Set nine years after we last left Celine (Julie Delpy) and Jesse (Ethan Hawke) sitting in a Parisian apartment and contemplating their future in Before Sunset, part three picks up the story in Greece, filling in the details regarding what’s happened in the interim. The two have been living together, unmarried but fully committed, in Paris (we later find out there was also a two-year sojourn in New York). Their twin daughters are curly-haired little moppets. The brood has been on vacation, staying with a group of friends at a seaside house several hours outside of Athens. And as we listen to this couple joke, bicker, complain and comfort during a long car ride, we see how comfortable they’ve become with each other, how they’ve aged (Hawke’s scruffy handsomeness has become weathered; Delpy keeps bemoaning her “fat middle-aged French ass”) and how much has occurred since Jesse decided to chuck everything for his soulmate.
Yet his guilt over having followed his bliss and feeling like he abandoned his older son in America is starting to fray their union. After the family and friends frolic together, Celine and Jesse take off to a hotel for a night alone; once again, we follow these lovers as they stroll through picture-postcard settings and wax on about everything under the late afternoon sun. By the end of the night, every bit of bitterness they’ve been holding on to for nine years gets blown up to epic proportions.
Linklater has made no secret of the debt these movies owe to Eric Rohmer’s compelling chatathons, and a lengthy scene at a dinner table in which everyone discusses love, grief, literature, Shakespeare and Mars-versus-Venus gender differences could have easily been plucked out of, say, Claire’s Knee (complete with a comely young femme). Once the knives are unsheathed, however, the Texas auteur goes full Bergman and turns this into his own personal Scenes from a Marriage, with Delpy and Hawke flinging as much vitriol at each other as they can muster. You don’t have to be in a long-term relationship, have kids, be worn down by negotiating life or feel like your partner sometimes thinks that the dishes just magically wash themselves to feel like these arguments cut to the bone—though if you can check off any or all of these items, you will cringe in recognition as pet peeves are used to score points off of each other.

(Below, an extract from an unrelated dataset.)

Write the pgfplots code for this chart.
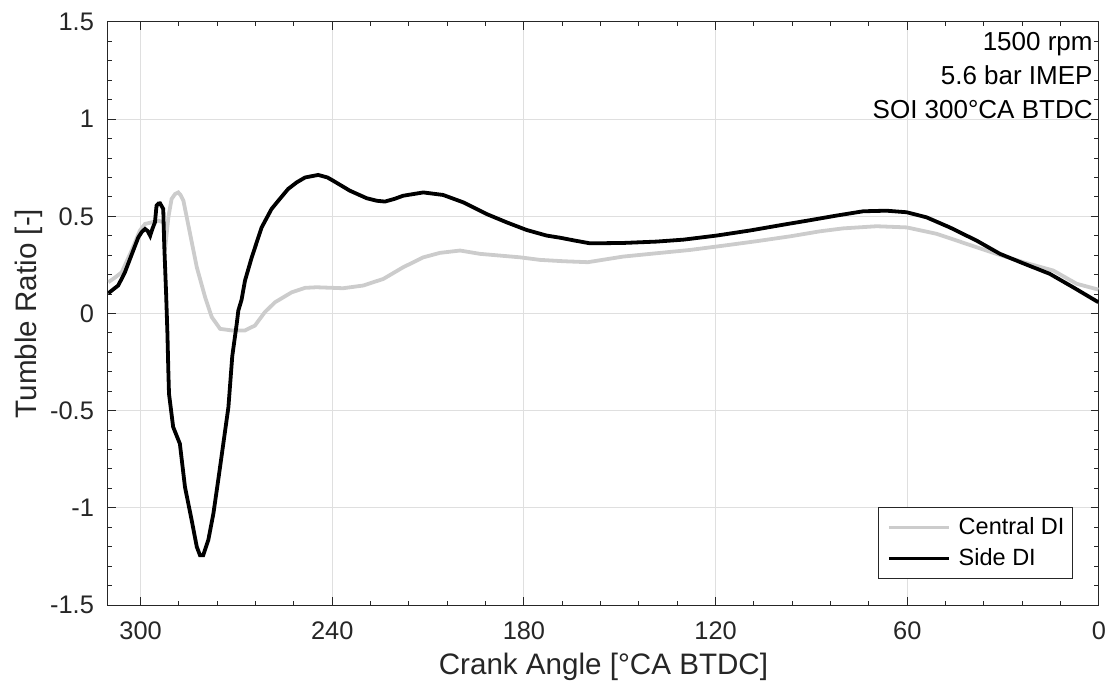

It isn’t the switch to rage and resentment in this second half that makes this entry stick out from its predecessors, however, so much as the way this film unflinchingly delves in to the good, bad and ugly of life in one’s forties. It’s been 18 years since these characters (and actors) met cute on a train, and their narrative has changed from sky’s-the-limit youngsters to adults who blinked and found themselves suffering from middle-age malaise. If the first movie was about Romance and the second was about Regret, then the third is about Time: the way it sneaks up on you and can erode everything, be it bodies, hope or love itself. (A shot of Delpy's face watching a sun slowly set behind a mountain becomes a heartbreaking example of reluctantly giving in to the dying of the light.)
But Before Midnight also mirrors how life deepens the conversations and thoughts one has; gone are the days of discussing whether Tolstoy is better than Gogol, or even whether one should have taken a chance on another person after a gamechanging train ride. Now, they chew over notions of lost passion, smothered desire, why having the one true love next to you is occasionally not enough. The conversations we’re lucky enough to eavesdrop on this time out are profound ones, and offer more Big Questions than know-it-all answers. It would be easy to say that it’s this willingness to tackle heavier concerns is what makes this the superior movie of the three. Yet that doesn’t quite hit the mark: The movie is the best entry of the bunch because it reflects change—their change, our change—in a way that honors these flawed fictional characters and real life without pulling any punches. It’s funny, touching and, in keeping with Linklater & co.’s past attempts to mine the personal, all too identifiable. It’s also, inarguably, a masterpiece.